*Directive*
The listing below begins with the first line you should copy; stop after the line containing "import * as", and drop every picture.

[Records with drawing code]
====

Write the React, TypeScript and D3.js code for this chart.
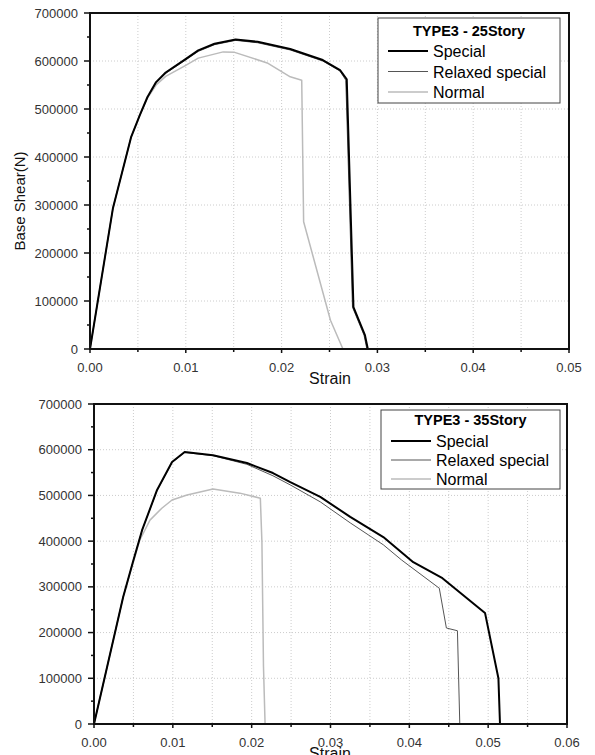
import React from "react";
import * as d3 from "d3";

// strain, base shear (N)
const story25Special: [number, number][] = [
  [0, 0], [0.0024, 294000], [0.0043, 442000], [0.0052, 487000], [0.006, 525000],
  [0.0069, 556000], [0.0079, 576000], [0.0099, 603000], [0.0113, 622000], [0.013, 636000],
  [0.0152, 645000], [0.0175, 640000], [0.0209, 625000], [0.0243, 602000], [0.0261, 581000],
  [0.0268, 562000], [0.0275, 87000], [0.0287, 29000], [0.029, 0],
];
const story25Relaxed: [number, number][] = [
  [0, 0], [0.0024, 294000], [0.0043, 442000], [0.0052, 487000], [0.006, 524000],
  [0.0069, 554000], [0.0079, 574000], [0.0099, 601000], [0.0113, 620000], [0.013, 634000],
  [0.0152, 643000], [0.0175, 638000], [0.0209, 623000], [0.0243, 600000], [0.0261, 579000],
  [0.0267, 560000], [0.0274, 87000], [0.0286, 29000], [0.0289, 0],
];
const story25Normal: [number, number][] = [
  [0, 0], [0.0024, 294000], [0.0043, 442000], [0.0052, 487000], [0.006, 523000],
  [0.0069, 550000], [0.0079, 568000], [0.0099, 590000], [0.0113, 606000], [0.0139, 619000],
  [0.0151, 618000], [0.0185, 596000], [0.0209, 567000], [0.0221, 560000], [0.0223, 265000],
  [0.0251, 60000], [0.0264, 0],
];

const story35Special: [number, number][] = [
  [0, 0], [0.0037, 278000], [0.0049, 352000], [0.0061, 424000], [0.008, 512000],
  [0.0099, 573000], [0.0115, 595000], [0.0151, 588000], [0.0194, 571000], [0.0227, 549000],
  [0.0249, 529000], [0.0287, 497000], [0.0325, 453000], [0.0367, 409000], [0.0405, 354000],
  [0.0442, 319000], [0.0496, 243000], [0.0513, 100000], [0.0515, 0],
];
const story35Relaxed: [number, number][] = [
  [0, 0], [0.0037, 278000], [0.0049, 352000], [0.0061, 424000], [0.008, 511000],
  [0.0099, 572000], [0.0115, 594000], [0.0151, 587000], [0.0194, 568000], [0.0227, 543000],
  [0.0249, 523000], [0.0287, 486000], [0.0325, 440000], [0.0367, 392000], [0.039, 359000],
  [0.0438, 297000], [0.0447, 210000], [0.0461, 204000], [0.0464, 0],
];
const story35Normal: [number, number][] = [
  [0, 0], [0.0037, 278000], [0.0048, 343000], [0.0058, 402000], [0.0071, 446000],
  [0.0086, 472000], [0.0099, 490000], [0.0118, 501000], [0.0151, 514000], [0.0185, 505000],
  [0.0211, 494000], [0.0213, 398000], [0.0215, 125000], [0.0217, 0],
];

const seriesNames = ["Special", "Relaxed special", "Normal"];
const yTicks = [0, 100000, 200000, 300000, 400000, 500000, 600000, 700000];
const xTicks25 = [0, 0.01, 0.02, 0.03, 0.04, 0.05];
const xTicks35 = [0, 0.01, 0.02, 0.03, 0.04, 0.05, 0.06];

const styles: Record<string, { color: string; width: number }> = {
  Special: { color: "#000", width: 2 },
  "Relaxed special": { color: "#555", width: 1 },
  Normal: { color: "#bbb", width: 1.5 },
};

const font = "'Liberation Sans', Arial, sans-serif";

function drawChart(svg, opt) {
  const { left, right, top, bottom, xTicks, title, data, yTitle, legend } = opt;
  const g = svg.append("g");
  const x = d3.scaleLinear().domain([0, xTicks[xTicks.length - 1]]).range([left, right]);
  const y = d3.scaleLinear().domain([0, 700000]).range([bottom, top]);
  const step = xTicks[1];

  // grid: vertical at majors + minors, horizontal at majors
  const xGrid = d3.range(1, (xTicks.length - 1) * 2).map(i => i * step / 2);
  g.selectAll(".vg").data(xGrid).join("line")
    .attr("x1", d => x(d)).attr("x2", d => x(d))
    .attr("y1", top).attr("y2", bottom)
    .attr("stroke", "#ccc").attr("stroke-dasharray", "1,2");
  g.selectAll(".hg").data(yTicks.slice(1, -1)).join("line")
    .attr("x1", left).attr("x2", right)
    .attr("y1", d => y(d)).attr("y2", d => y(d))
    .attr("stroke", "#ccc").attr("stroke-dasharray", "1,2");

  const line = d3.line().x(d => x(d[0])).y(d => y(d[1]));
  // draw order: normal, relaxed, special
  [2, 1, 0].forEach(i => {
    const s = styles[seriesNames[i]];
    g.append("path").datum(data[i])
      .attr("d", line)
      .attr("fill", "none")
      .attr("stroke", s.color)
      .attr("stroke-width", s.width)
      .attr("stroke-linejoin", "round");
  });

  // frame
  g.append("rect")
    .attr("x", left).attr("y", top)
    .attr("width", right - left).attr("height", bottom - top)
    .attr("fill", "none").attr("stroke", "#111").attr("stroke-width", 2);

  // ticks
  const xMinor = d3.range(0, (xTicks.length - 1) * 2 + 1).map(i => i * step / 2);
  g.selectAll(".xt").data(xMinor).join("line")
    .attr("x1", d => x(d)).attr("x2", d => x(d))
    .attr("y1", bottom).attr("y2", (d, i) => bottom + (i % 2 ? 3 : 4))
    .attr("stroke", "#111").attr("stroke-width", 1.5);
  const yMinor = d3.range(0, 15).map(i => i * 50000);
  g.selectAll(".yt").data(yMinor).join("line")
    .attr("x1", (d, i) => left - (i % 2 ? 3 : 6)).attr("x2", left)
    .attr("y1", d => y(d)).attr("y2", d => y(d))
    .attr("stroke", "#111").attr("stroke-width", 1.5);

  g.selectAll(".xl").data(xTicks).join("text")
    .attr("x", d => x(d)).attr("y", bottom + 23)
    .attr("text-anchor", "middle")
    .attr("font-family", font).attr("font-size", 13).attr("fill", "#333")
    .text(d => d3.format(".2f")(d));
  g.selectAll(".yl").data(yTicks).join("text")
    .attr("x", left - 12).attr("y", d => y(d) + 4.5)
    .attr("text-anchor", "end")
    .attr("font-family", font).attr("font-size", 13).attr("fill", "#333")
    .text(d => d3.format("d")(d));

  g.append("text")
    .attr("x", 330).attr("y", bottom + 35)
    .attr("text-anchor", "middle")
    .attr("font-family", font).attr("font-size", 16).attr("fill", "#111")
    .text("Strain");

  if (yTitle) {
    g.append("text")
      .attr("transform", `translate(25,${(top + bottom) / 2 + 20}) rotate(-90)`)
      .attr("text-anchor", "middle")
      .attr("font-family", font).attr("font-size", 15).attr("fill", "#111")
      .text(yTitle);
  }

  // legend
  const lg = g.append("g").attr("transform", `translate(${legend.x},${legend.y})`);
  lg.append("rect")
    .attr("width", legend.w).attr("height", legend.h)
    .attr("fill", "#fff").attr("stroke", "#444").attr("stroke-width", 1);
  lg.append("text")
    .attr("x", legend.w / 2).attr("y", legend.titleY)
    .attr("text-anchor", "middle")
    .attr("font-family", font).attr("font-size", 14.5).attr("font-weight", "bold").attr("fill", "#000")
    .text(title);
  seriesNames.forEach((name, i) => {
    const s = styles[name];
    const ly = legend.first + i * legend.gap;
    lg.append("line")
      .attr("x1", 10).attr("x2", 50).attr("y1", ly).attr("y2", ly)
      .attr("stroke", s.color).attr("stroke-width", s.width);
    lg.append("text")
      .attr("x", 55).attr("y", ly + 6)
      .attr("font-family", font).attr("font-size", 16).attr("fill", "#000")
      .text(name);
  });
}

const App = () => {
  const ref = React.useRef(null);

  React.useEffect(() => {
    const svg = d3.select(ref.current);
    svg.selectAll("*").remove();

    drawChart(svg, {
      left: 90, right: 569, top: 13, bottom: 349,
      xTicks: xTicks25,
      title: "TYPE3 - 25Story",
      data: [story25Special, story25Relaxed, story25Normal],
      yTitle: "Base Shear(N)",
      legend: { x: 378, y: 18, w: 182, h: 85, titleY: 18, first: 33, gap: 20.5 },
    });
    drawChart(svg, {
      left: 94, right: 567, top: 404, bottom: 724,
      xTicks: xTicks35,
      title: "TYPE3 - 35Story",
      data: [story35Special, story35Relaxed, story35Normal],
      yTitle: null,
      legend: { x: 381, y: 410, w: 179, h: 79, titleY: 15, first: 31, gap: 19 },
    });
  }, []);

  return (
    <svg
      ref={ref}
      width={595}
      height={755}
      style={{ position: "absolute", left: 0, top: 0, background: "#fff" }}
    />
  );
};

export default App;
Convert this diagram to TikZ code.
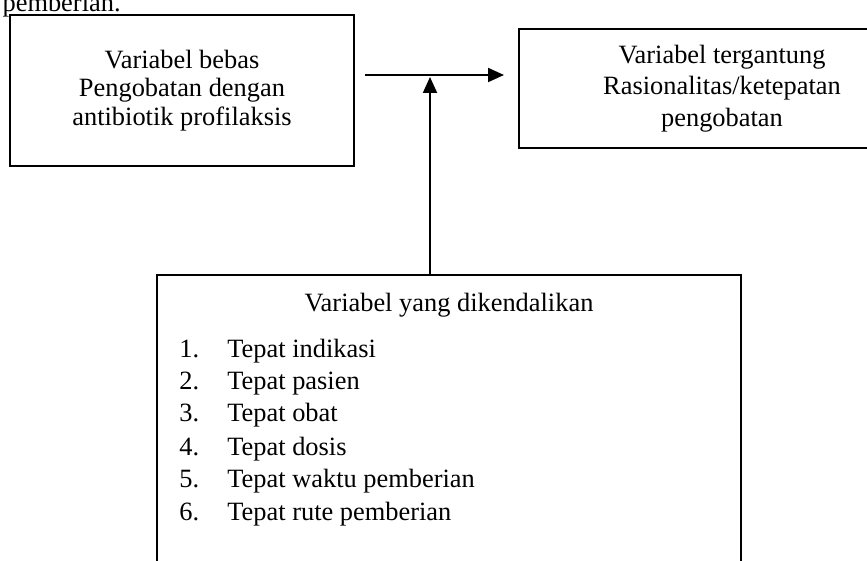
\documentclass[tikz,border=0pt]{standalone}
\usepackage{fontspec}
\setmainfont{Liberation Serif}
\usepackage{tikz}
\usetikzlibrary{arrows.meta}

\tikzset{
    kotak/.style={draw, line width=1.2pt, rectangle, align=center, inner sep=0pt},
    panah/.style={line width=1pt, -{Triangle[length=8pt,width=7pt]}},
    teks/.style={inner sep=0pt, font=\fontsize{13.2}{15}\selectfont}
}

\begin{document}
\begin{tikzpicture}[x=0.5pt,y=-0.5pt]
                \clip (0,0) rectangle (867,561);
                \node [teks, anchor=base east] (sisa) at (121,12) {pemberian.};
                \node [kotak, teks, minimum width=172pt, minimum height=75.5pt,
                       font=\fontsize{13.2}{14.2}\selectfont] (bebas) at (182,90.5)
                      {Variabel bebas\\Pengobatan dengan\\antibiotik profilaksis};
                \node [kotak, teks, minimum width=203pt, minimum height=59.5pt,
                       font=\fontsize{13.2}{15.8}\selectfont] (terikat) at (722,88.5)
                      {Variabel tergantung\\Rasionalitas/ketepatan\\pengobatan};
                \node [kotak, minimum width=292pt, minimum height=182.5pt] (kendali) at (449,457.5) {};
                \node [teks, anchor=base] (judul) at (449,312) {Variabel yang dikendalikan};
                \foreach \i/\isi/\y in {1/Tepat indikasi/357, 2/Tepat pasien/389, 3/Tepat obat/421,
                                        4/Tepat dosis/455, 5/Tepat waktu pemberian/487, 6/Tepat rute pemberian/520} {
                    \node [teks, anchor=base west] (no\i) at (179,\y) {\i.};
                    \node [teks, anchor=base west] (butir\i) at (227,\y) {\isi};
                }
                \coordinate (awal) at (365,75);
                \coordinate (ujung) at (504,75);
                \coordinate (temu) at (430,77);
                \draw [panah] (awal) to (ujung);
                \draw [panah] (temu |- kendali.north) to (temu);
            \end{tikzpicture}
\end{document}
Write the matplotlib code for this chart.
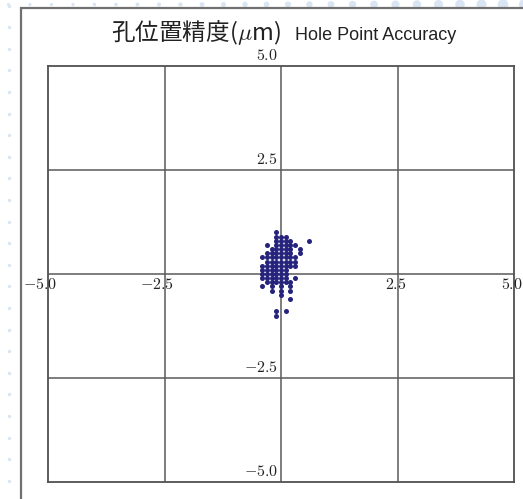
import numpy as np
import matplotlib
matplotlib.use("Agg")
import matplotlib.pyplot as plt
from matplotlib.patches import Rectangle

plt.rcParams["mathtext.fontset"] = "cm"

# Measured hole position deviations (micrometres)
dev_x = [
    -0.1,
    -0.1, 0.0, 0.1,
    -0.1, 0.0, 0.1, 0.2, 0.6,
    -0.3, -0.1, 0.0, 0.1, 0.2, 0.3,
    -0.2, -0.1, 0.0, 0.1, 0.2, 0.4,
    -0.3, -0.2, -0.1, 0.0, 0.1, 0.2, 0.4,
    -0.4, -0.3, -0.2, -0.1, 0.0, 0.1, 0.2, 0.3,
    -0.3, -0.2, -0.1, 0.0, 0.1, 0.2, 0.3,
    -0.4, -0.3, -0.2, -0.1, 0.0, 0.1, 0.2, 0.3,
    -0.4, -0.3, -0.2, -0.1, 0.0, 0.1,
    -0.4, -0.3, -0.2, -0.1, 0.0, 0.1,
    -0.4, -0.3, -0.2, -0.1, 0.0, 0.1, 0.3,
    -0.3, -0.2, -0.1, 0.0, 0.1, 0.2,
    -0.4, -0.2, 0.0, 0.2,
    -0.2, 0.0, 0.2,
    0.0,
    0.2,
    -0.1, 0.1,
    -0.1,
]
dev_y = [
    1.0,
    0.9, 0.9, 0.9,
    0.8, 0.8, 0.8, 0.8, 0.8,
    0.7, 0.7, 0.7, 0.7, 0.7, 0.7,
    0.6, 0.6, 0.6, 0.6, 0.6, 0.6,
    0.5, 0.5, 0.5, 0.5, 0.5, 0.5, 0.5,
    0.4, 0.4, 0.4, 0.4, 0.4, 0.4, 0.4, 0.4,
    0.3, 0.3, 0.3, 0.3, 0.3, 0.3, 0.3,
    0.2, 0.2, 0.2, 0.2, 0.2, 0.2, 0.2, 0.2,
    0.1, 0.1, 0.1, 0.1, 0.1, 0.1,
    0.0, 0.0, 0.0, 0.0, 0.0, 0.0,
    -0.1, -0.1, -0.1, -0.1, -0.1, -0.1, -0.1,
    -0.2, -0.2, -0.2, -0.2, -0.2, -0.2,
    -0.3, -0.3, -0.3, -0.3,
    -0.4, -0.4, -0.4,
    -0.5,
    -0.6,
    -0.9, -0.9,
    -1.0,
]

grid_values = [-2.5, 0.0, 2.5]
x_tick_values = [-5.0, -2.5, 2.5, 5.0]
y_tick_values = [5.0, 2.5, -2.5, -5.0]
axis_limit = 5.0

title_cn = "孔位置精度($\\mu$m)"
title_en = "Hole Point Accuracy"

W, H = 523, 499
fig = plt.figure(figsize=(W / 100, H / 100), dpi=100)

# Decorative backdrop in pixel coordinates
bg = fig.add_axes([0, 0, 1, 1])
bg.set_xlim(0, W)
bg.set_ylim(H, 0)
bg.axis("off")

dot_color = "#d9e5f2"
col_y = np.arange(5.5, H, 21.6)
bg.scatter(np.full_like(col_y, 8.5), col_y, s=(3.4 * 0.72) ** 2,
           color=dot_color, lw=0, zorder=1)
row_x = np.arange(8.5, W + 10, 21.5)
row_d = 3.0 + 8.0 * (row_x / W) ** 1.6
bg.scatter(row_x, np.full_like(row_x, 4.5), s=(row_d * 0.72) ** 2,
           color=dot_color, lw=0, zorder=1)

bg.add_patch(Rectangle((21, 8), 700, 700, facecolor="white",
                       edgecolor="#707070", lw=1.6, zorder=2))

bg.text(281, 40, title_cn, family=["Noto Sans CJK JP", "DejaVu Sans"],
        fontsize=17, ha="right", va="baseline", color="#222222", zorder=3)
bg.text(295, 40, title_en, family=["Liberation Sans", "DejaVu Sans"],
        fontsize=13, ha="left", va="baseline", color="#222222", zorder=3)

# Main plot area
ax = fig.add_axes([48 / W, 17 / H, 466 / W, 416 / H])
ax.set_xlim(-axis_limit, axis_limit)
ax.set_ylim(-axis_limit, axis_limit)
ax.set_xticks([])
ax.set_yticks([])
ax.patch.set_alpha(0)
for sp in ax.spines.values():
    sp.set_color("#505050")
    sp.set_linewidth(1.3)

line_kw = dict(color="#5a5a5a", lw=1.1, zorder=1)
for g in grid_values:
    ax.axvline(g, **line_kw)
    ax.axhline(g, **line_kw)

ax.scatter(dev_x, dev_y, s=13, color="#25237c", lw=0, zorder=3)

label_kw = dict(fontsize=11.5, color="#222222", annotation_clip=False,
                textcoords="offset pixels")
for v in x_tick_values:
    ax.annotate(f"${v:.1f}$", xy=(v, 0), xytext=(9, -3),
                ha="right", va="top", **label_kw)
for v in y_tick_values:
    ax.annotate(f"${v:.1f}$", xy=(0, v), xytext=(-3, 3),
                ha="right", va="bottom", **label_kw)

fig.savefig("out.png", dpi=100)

====

*Result of this exercise*
Write the React, TypeScript and D3.js code for this chart.
import React from "react";
import * as d3 from "d3";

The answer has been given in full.